Danielson – A wing and a prayer
“From the beginning, I’ve always tried to find the balance between making the things I was hearing in my head happen while at the same time not being too much of a control freak.”
Head-scratching critics who enjoying quibbling about “legitimacy” in popular music could spend an eternity splitting hairs over the truths and fictions that pervade southern New Jersey ensemble the Danielson Famile. Dry stuff, perhaps, but it constitutes one aspect of this band’s oddball appeal, and offers a dandy point of entry into their universe.
First of all, there is no family named Danielson. At least, not one cranking out curious records of primitive yet ambitious indie-rock. The real surname of the clan responsible for the string of albums beginning with 1995’s A Prayer For Every Hour is Smith. But history already has its share of established acts using that moniker, so Daniel Smith, the guiding light behind Danielson, got inventive. His father, Lenny, is also a musician, and the Smiths are a good Christian brood…hence, Daniel, the son, begat Danielson, the band.
As children, the Smiths were encouraged to make music in the home, and their practice — if not their sound — certainly harkens back to that bygone era when the thin, distant voices coming through the radio one week might be hosting a nearby barndance the next.
“I definitely connect with acts like the Carter Family,” says Daniel. “There is a very obvious connection to that tradition. We did grow up with my dad singing his gospel folk songs, and all of us playing and singing.”
But along the way, Daniel went off to art school, and his vision for the Smith family evolved into something more radical than anything A.P., Sara and Maybelle ever dreamed of. Smith still feels that all things Danielson are part of that proud tradition, but with a twist. “Perhaps the Carter Family influenced by Andy Warhol,” he suggests.

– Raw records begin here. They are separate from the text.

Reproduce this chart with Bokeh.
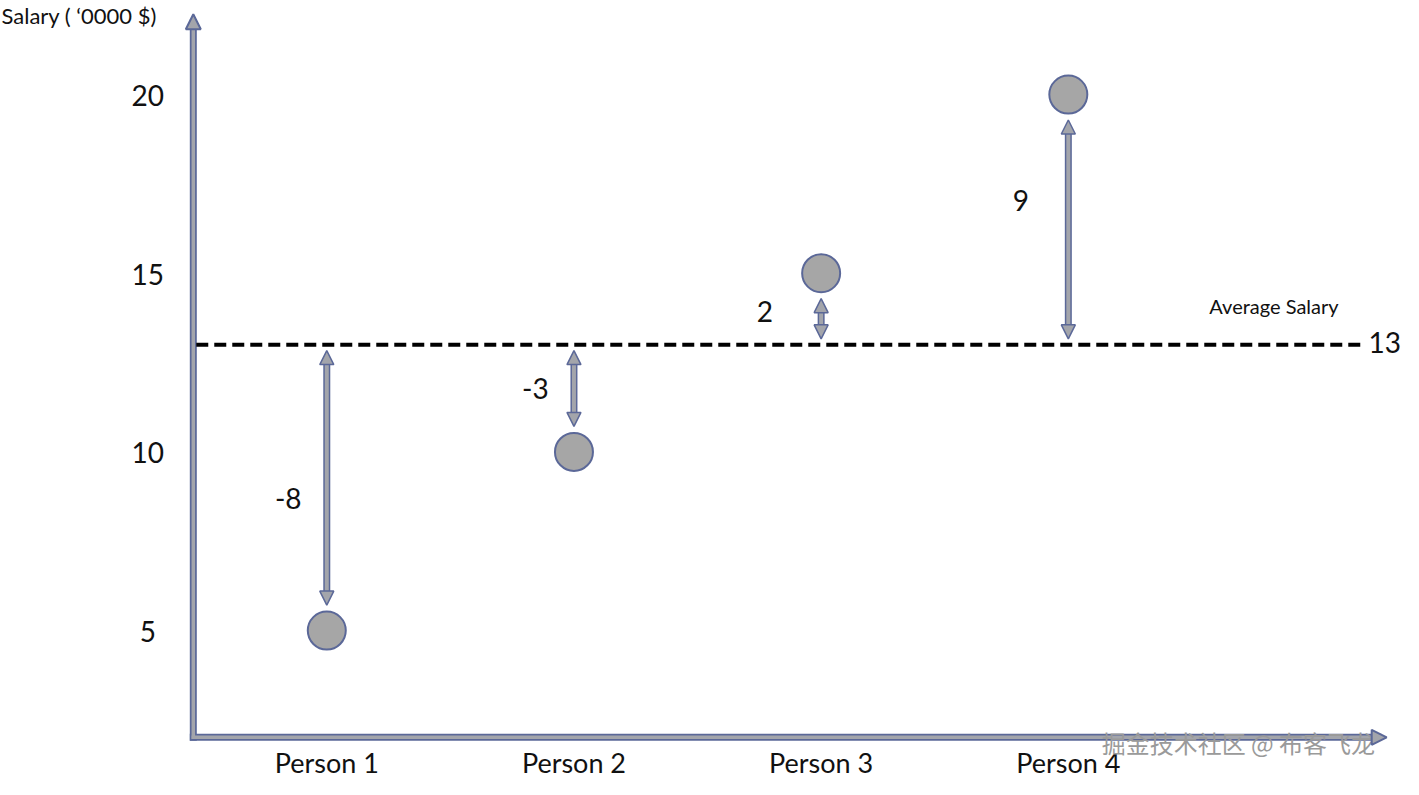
from bokeh.plotting import figure
from bokeh.models import Range1d, ColumnDataSource, Arrow, NormalHead
from bokeh.core.properties import value
from bokeh.embed import file_html
from bokeh.resources import INLINE

# ---- data ----
persons = ["Person 1", "Person 2", "Person 3", "Person 4"]
person_x = [1, 2, 3, 4]
salary = [5, 10, 15, 20]
average = 13
deviation_labels = ["-8", "-3", "2", "9"]
y_ticks = [5, 10, 15, 20]
y_tick_labels = ["5", "10", "15", "20"]
y_title = "Salary ( \u20180000  $)"
avg_label = "Average Salary"
watermark = "掘金技术社区 @ 布客飞龙"

# ---- styles / layout ----
FONT = "Lato"
AX_BLUE = "#5b6898"
AX_GRAY = "#a3a5ab"
REF_W, REF_H = 1419, 795          # reference picture size (layout units)
W, H = 1403, 779                  # figure size in the page
XS, XE = -0.32, -0.32 + REF_W / 250
YE = 5 + 643 / 36.47
YS = YE - REF_H / 36.47
px_x = (XE - XS) / REF_W
px_y = (YE - YS) / REF_H


def X(px):
    return XS + px * px_x


def Y(py):
    return YE - py * px_y


axis_x = X(195)          # y-axis position
axis_y = Y(752)          # x-axis position
axis_top = Y(14)
axis_right = X(1402)

p = figure(width=W, height=H, x_range=Range1d(XS, XE), y_range=Range1d(YS, YE),
           x_axis_location=None, y_axis_location=None,
           toolbar_location=None, output_backend="svg", min_border=0)
p.grid.visible = False
p.outline_line_color = None
p.background_fill_color = "white"

# ---- axes with arrow heads ----
ax_src = ColumnDataSource(dict(x0=[axis_x, axis_x], y0=[axis_y, axis_y],
                               x1=[axis_x, axis_right - 9 * px_x],
                               y1=[axis_top - 9 * px_y, axis_y]))
p.segment("x0", "y0", "x1", "y1", source=ax_src, line_width=7, line_color=AX_BLUE, line_cap="square")
p.segment("x0", "y0", "x1", "y1", source=ax_src, line_width=3.5, line_color=AX_GRAY, line_cap="square")
ax_arrow_src = ColumnDataSource(dict(xs=[axis_x, axis_x], ys=[axis_y, axis_y],
                                     xe=[axis_x, axis_right], ye=[axis_top, axis_y]))
p.add_layout(Arrow(end=NormalHead(size=15, fill_color=AX_GRAY, line_color=AX_BLUE, line_width=2),
                   x_start="xs", y_start="ys", x_end="xe", y_end="ye",
                   source=ax_arrow_src, line_alpha=0))

# ---- average dashed line ----
p.line([axis_x + 3 * px_x, X(1380)], [average, average],
       line_color="black", line_width=4, line_dash="12 6")

# ---- deviation arrows ----
gap_avg = 6 * px_y
gap_pt = 26 * px_y
head = 14
ys_, ye_ = [], []
for s in salary:
    if s < average:
        ys_.append(average - gap_avg)
        ye_.append(s + gap_pt)
    else:
        ys_.append(average + gap_avg)
        ye_.append(s - gap_pt)
sign = [1 if e > s0 else -1 for s0, e in zip(ys_, ye_)]
shaft_src = ColumnDataSource(dict(
    x=person_x,
    y0=[a + sg * 8 * px_y for a, sg in zip(ys_, sign)],
    y1=[b - sg * 8 * px_y for b, sg in zip(ye_, sign)]))
p.segment("x", "y0", "x", "y1", source=shaft_src, line_width=7, line_color=AX_BLUE)
p.segment("x", "y0", "x", "y1", source=shaft_src, line_width=4, line_color=AX_GRAY)
arr_src = ColumnDataSource(dict(x=person_x, ys=ys_, ye=ye_))
p.add_layout(Arrow(start=NormalHead(size=head, fill_color=AX_GRAY, line_color=AX_BLUE, line_width=1.5),
                   end=NormalHead(size=head, fill_color=AX_GRAY, line_color=AX_BLUE, line_width=1.5),
                   x_start="x", y_start="ys", x_end="x", y_end="ye",
                   source=arr_src, line_alpha=0))

# ---- points ----
p.scatter(person_x, salary, size=38, fill_color="#a6a6a6", line_color=AX_BLUE, line_width=2)

# ---- deviation labels ----
frac = [0.58, 0.5, 0.32, 0.37]       # label position along arrow, from top
lab_dx = [-39, -39, -57, -48]        # label offset left of arrow, px
lab_y = []
for a, b, f in zip(ys_, ye_, frac):
    top, bot = max(a, b), min(a, b)
    lab_y.append(top - f * (top - bot))
p.text([x + d * px_x for x, d in zip(person_x, lab_dx)], lab_y, text=deviation_labels,
       text_font=value(FONT), text_font_size="28px", text_color="#111111",
       text_align="center", text_baseline="middle")

# ---- tick labels ----
p.text([X(149)] * len(y_ticks), y_ticks, text=y_tick_labels, y_offset=1,
       text_font=value(FONT), text_font_size="28px", text_color="#111111",
       text_align="center", text_baseline="middle")

# ---- category labels ----
p.text(person_x, [Y(778)] * len(persons), text=persons,
       text_font=value(FONT), text_font_size="27px", text_color="#111111",
       text_align="center", text_baseline="middle")

# ---- titles / annotations ----
p.text([X(1)], [Y(2)], text=[y_title],
       text_font=value(FONT), text_font_size="22px", text_color="#111111",
       text_align="left", text_baseline="top")
p.text([X(1288)], [average], text=[avg_label], y_offset=-39,
       text_font=value(FONT), text_font_size="20px", text_color="#111111",
       text_align="center", text_baseline="middle")
p.text([X(1400)], [average], text=[str(average)], y_offset=-2,
       text_font=value(FONT), text_font_size="28px", text_color="#111111",
       text_align="center", text_baseline="middle")
p.text([X(1252)], [Y(757)], text=[watermark],
       text_font=value("Noto Sans CJK SC"), text_font_size="24px", text_color="#9a9a9a",
       text_align="center", text_baseline="middle")

open("out.html", "w").write(file_html(p, INLINE))
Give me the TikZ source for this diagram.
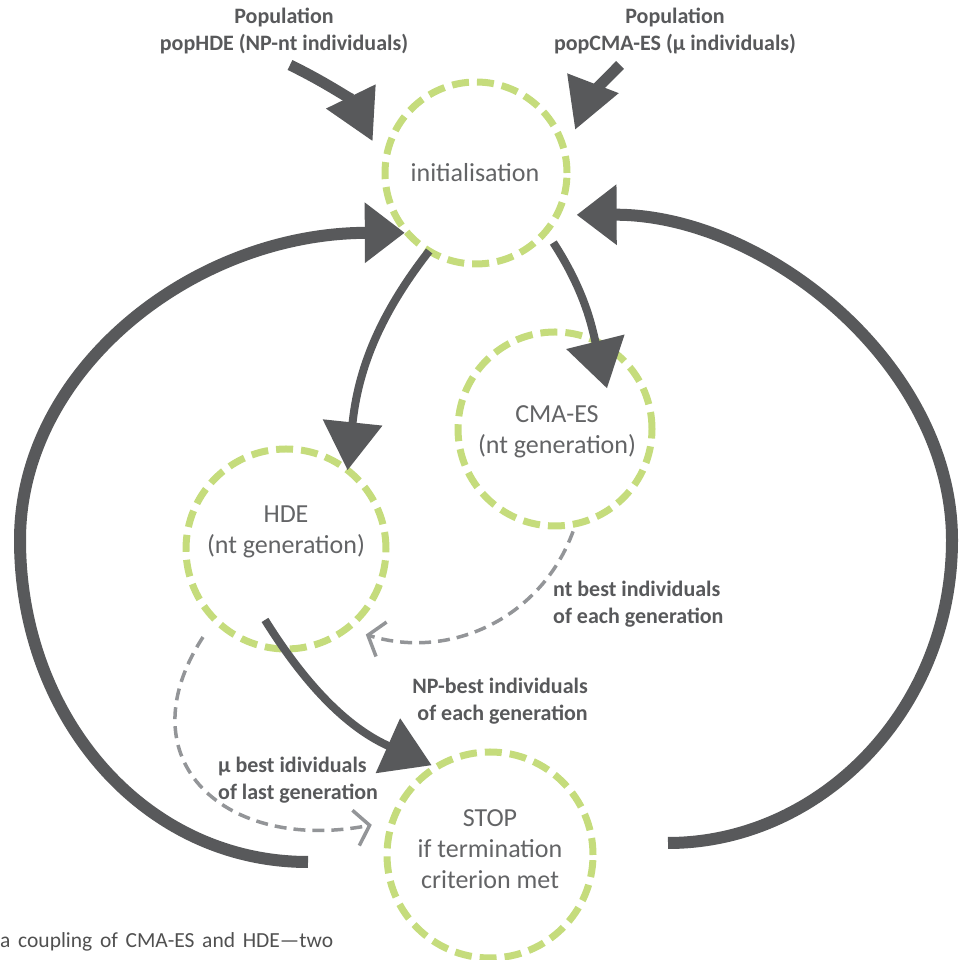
\documentclass[tikz,border=0pt]{standalone}
\usepackage{fontspec}
\setmainfont{Carlito}
\usetikzlibrary{arrows.meta,calc}
\definecolor{dk}{HTML}{58595B}
\definecolor{grn}{HTML}{C5DC7C}
\definecolor{lg}{HTML}{939598}
\definecolor{tx}{HTML}{636466}
\definecolor{capc}{HTML}{505050}
\begin{document}
\begin{tikzpicture}[x=1pt,y=1pt,
 proc/.style={circle, draw=grn, line width=7pt, dash pattern=on 17pt off 8pt, inner sep=0pt, outer sep=0pt},
 ctext/.style={text=tx, align=center, inner sep=0pt, font=\fontsize{26}{31}\selectfont},
 lbl/.style={text=dk, inner sep=0pt, font=\bfseries\fontsize{22}{27}\selectfont},
 bigarr/.style={draw=dk, line width=11pt, -{Triangle[length=50pt,width=52pt]}},
 midarr/.style={draw=dk, line width=8pt, -{Triangle[length=48pt,width=58pt]}},
 looparr/.style={draw=dk, line width=12pt, -{Triangle[length=40pt,width=58pt]}},
 feed/.style={draw=lg, line width=3.5pt, dash pattern=on 12pt off 7pt, -{Straight Barb[length=14pt,width=36pt]}},
]
\useasboundingbox (0,0) rectangle (961,960);

% process circles
\node[proc, minimum size=182pt] (init) at (476,787) {};
\node[ctext] (initT) at (475,787) {initialisation};
\node[proc, minimum size=194pt] (cma) at (555,531) {};
\node[ctext] (cmaT) at (557,528) {CMA-ES\\(nt generation)};
\node[proc, minimum size=200pt] (hde) at (286,411) {};
\node[ctext] (hdeT) at (286,428) {HDE\\(nt generation)};
\node[proc, minimum size=206pt] (stop) at (490,105) {};
\node[ctext] (stopT) at (490,111) {STOP\\if termination\\criterion met};

% labels
\node[lbl, align=center] (pHDE) at (284,929) {Population\\popHDE (NP-nt individuals)};
\node[lbl, align=center] (pCMA) at (675,929) {Population\\popCMA-ES (μ individuals)};
\node[lbl, align=left, anchor=west] (lnt) at (553,356) {nt best individuals\\of each generation};
\node[lbl, align=right, anchor=east] (lnp) at (588,259) {NP-best individuals\\of each generation};
\node[lbl, align=left, anchor=west] (lmu) at (218,180) {μ best idividuals\\of last generation};

\node[anchor=base west, inner sep=0pt, text=capc, font=\fontsize{21.5}{24}\selectfont] (cap) at (0,12) {\makebox[333pt][s]{a coupling of CMA-ES and HDE—two}};

% input arrows
\coordinate (sHDE) at (290,895);
\coordinate (sCMA) at (620,895);
\draw[bigarr] (sHDE) to[out=-26,in=116] ($(init.center)+(163:108)$);
\draw[bigarr] (sCMA) to[out=225,in=69] ($(init.center)+(23.5:108)$);

% flow arrows
\draw[midarr] (init.239) to[out=232,in=84] (hde.52);
\draw[midarr] ($(init.center)+(-42:104)$) to[out=-57,in=104] ($(cma.center)+(38:66)$);
\draw[midarr] ($(hde.center)+(253.5:74)$) to[out=-58,in=156] ($(stop.center)+(123:107)$);

% loops
\coordinate (lEnd) at (308,98);
\coordinate (rEnd) at (668,117);
\draw[looparr] (lEnd) .. controls (143,98) and (20,244) .. (20,420) .. controls (20,590) and (193,727) .. ($(init.center)+(220:93)$);
\draw[looparr] (rEnd) .. controls (820,117) and (952,250) .. (952,420) .. controls (952,595) and (765,746) .. ($(init.center)+(-22.6:109)$);

% feedback dashed arrows
\draw[feed] ($(cma.center)+(-80:104)$) to[out=250,in=-17] ($(hde.center)+(-47:117)$);
\draw[feed] ($(hde.center)+(226.7:121)$) to[out=237,in=191,looseness=1.5] ($(stop.center)+(165.7:122)$);
\end{tikzpicture}
\end{document}
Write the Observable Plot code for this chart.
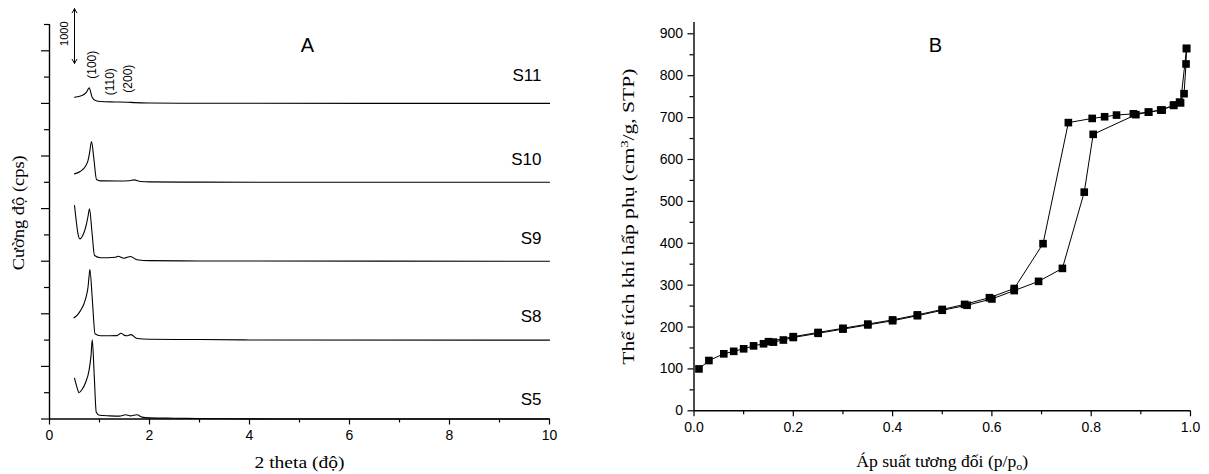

The earliest Danielson ventures bore key similarities to other, less-famous clans: The outsider basement rock of the notorious Wiggins sisters, a.k.a. the Shaggs; the homespun early ’80s punk-funk of South Bronx siblings ESG. Yet for all their rough edges and raw enthusiasm, since their inception, Daniel has orchestrated certain aspects from behind the scenes with a precision that rivals the Brill Building and Wrecking Crew vets who breathed life into TV hitmakers the Partridge Family.
It is this dichotomy — the warts-and-all realness of the Smith family, versus the carefully erected artifice of Danielson — that forms the crux of Daniel Smith’s aesthetic. As music buffs have probably already decoded, it is also a classic recipe for making original, sincere, and catchy music of distinction and staying power. Which is exactly the bill of fare offered on Ships (Secretly Canadian), the new full-length credited simply to Danielson.
Musically, the Danielson sound is instantly recognizable, no matter what name it is marketed under. (In addition to Danielson and the Danielson Famile, there are also full-length albums credited to Tri-Danielson and Br. Danielson.) On Ships, all the trademarks of their eclectic, joyful noise are evident. Although traditional rock instruments are hardly forbidden — “When It Comes To You I’m Lazy” grooves like a classic ’60s British rock ballad — guitar, bass and keyboards are more likely to be overshadowed by choral vocals, brass and woodwinds, and a truckload of percussion: drums, marimba, glockenspiel, and handclaps aplenty.
The opening track, “Ship The Majestic Suffix”, sets the tone, starting out with Smith’s keening voice accompanied only by acoustic guitar, then giving way to exuberant ensemble singing, chiming bells and majestic trumpet. “Bloodbook On The Half Shell” pulls a similar quick-change, modulating from a finger-snapping groove into a barely contained cacophony peppered with loopy lyrics that could dizzy Dr. Seuss. Joy runs rampant throughout, from the call-and-response vocals of “Did I Step On Your Trumpet” to the opening bars of “Two Sitting Ducks”, full of staccato figures that jump about, chirping like crickets on a summer evening.
The band’s other distinguishing sonic feature is Smith’s yelping falsetto. Although his abrupt shifts into head voice place him in line with “outsider” singers such as David Thomas (Pere Ubu) and Daniel Johnston, Smith considers it a fairly conventional instrument.